К счастью, я узнал, что мастера района буквально через несколько дней должны были перевести в другой район, а на его место назначить как раз чуть ли не единственного человека, относившегося ко мне с теплотой и сочувствием (у остальных моя слабость и неприспособленность к тяжелой работе вызывали лишь раздражение и насмешки). Дело в том, что у этого рабочего был брат на фронте, и он очень переживал за него, буквально жил военными сводками, как будто они могли помочь ему узнать, жив ли еще его брат или нет. Узнав, что я внимательнейшим образом слежу за ходом военных действий и отмечаю дома флажками линию фронта, он проникся ко мне уважением и все время обсуждал со мной военные дела. Я даже принес для него из дому карту, выдранную из школьного учебника, и показывал ему, где идут бои. Надо сказать, что в географии мои коллеги совсем не разбирались; помню, когда освободили Великие Луки, изолировщик Деев, придя утром в мастерскую, воскликнул с энтузиазмом: «Ну что, слыхали? Великие Луки взядены! Говорят, это столица Киева!»

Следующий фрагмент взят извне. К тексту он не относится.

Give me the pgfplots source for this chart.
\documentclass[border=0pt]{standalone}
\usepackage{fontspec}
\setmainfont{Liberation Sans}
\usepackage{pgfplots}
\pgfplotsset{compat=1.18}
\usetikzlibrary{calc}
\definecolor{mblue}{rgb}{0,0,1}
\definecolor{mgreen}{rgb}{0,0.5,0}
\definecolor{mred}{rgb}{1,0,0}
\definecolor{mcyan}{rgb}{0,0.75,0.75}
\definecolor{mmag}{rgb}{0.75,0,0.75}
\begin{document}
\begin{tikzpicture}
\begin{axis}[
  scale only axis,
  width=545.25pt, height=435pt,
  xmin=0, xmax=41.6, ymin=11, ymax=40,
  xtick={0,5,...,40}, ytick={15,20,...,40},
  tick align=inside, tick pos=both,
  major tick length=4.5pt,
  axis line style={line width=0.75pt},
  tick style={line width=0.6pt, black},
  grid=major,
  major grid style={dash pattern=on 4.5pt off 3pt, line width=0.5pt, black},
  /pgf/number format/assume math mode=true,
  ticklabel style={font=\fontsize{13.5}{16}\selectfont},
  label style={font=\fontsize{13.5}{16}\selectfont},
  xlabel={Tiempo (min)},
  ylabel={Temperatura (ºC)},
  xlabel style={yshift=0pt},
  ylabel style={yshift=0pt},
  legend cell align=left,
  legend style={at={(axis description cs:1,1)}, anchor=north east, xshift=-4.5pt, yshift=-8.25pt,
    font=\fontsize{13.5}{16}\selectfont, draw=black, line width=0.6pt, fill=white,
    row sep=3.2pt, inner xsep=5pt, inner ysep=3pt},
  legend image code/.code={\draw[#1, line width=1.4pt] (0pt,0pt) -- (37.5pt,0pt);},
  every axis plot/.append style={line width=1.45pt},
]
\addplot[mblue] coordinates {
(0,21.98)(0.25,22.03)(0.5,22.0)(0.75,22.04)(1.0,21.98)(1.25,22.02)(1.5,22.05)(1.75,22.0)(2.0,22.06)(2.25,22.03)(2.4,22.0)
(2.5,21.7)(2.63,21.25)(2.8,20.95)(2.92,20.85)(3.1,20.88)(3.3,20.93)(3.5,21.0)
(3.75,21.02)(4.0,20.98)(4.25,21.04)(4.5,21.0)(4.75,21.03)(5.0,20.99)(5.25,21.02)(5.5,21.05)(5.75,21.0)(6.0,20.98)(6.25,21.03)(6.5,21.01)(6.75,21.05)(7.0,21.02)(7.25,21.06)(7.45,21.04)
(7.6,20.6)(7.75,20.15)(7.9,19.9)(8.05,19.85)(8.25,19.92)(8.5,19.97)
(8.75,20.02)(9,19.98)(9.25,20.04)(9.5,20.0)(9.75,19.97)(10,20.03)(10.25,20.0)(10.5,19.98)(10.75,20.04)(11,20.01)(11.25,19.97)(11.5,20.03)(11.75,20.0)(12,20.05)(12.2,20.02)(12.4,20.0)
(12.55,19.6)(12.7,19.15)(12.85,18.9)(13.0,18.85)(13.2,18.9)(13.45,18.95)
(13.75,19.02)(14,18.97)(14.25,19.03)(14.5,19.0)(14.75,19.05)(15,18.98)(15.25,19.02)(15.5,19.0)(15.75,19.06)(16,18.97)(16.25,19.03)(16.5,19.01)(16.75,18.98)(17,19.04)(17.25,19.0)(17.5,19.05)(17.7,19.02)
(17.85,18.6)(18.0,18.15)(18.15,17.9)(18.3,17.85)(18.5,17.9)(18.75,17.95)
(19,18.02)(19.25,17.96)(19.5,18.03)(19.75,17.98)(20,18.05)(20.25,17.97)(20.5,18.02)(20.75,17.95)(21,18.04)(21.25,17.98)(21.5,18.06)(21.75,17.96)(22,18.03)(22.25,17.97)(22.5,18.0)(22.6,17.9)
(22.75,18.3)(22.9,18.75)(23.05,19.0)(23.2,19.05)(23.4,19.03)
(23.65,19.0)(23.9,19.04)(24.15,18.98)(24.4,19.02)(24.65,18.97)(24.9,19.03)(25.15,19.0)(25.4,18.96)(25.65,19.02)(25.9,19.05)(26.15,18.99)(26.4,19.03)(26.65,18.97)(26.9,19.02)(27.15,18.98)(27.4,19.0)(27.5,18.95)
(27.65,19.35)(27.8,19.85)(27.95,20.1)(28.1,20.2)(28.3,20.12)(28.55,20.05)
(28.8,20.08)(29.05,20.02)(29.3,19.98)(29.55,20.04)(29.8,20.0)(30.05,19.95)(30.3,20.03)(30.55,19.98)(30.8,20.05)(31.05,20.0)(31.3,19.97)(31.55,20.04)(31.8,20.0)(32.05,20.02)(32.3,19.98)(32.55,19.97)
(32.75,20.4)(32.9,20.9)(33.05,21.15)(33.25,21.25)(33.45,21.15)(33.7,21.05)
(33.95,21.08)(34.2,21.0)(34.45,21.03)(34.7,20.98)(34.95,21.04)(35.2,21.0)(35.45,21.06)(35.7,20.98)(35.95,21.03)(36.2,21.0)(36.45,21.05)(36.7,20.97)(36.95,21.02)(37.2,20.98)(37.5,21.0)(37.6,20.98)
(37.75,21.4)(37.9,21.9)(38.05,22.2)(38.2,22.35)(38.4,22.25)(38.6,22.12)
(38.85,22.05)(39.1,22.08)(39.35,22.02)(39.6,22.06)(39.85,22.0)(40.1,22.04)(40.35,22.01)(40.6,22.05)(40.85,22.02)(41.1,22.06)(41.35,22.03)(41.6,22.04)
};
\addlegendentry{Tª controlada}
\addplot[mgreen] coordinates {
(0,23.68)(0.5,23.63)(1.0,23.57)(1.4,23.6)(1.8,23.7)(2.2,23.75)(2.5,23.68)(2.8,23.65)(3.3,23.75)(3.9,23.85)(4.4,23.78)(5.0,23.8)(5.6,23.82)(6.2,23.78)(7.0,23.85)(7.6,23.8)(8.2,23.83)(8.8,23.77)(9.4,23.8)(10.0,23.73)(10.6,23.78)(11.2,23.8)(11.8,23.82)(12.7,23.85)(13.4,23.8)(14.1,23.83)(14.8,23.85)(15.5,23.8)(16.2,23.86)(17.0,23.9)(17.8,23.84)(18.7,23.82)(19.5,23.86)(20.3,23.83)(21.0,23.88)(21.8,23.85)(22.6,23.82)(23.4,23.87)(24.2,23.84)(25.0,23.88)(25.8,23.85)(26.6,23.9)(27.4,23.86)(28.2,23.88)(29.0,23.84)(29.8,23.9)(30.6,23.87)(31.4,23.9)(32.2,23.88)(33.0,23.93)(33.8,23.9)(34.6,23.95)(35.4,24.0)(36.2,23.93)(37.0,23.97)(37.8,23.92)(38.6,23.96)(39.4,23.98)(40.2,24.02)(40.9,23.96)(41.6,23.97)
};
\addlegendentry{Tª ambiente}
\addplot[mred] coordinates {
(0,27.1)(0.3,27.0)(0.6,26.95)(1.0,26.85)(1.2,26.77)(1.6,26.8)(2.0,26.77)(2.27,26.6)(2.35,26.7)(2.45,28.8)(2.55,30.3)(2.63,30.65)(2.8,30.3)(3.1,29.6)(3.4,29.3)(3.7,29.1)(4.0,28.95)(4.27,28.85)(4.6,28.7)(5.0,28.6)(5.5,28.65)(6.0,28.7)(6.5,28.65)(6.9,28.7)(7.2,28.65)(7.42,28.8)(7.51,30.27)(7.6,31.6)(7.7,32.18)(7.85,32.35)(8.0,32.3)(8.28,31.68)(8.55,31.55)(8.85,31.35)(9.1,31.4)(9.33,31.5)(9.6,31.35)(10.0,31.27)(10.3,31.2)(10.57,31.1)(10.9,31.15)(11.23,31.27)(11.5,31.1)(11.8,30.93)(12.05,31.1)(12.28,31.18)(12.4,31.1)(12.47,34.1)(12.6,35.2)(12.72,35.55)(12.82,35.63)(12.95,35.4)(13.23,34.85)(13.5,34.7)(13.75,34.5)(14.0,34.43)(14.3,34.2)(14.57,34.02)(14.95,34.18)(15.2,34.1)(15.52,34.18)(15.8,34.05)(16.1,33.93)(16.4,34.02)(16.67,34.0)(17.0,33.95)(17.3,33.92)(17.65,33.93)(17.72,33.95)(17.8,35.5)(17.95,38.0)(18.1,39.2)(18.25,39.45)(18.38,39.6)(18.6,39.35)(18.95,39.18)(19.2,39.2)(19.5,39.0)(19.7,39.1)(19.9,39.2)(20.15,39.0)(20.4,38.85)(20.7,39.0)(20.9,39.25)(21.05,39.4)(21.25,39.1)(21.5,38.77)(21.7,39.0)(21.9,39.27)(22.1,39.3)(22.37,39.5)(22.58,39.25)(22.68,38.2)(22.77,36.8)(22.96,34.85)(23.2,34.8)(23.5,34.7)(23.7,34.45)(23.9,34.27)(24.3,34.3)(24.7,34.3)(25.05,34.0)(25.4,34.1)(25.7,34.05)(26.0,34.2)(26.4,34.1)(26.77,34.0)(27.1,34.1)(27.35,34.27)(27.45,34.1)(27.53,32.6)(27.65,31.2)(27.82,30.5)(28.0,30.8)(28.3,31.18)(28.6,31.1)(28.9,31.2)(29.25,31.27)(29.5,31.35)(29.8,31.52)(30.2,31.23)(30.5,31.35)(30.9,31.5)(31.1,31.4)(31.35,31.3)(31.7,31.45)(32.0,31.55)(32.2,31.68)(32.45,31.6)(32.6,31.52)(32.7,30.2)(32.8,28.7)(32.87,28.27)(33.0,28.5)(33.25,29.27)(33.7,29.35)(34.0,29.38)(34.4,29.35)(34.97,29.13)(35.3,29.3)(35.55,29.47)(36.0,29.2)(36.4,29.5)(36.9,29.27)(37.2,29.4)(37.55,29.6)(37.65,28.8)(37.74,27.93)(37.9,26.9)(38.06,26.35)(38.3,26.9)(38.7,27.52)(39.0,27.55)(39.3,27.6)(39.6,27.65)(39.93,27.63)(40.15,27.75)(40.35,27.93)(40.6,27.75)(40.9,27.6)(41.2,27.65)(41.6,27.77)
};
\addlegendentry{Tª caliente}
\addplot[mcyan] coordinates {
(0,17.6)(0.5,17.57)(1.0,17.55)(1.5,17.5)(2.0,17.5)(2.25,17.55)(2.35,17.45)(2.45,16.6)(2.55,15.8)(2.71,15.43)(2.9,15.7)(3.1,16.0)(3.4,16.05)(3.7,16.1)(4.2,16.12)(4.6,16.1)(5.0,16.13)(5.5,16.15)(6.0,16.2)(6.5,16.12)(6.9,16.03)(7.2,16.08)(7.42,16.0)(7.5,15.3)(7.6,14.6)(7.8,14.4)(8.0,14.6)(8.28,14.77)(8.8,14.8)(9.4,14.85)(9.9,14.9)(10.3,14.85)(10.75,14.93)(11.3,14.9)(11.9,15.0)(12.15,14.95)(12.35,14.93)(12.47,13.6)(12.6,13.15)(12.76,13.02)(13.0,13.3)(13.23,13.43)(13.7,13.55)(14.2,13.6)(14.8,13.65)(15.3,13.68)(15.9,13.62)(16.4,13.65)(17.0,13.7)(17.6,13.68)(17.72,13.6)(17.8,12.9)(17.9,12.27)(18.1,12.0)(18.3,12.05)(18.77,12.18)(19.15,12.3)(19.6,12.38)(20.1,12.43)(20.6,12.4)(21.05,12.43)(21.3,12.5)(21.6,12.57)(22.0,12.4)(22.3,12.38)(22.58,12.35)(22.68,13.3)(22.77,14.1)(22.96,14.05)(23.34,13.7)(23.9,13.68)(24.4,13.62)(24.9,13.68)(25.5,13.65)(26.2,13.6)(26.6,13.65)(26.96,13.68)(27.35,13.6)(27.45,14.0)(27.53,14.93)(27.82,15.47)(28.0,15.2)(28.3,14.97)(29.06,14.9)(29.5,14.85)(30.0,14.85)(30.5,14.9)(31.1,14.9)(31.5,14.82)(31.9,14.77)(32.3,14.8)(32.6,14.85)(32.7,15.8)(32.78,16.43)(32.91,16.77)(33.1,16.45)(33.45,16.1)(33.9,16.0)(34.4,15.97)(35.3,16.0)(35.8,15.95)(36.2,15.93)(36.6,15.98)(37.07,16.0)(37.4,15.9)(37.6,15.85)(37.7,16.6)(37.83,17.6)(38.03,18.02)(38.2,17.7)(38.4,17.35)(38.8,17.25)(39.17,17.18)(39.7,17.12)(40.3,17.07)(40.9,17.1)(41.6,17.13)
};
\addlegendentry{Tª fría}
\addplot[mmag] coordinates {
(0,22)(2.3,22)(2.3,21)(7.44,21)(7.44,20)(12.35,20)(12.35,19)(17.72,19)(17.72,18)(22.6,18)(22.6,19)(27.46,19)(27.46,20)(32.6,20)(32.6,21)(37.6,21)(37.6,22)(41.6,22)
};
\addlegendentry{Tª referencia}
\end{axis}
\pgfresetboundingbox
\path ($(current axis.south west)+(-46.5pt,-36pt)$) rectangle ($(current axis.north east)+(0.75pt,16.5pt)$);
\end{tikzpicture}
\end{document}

Одним словом, у меня были все основания предполагать, что новый мастер района не заставит меня переходить на казарменное положение. Но надо было как-то переждать несколько дней, ведь еще не ушедший мастер потребовал от меня переехать в казарму в трехдневный срок. Необходимо было получить больничный лист. Я решился: вскипятил дома, когда матери не было, чайник воды и, стиснув зубы, вылил себе на ногу, предварительно надев шерстяной носок, чтобы кипяток подольше задержался и подействовал бы наверняка. Вся кожа сошла, и я «бюллетенил» дней десять. За это время мастер района сменился, и новый даже не заводил разговор о моем переселении в казарму. Мой план сработал: путем самоистязания я избавился от казармы и остался дома с матерью.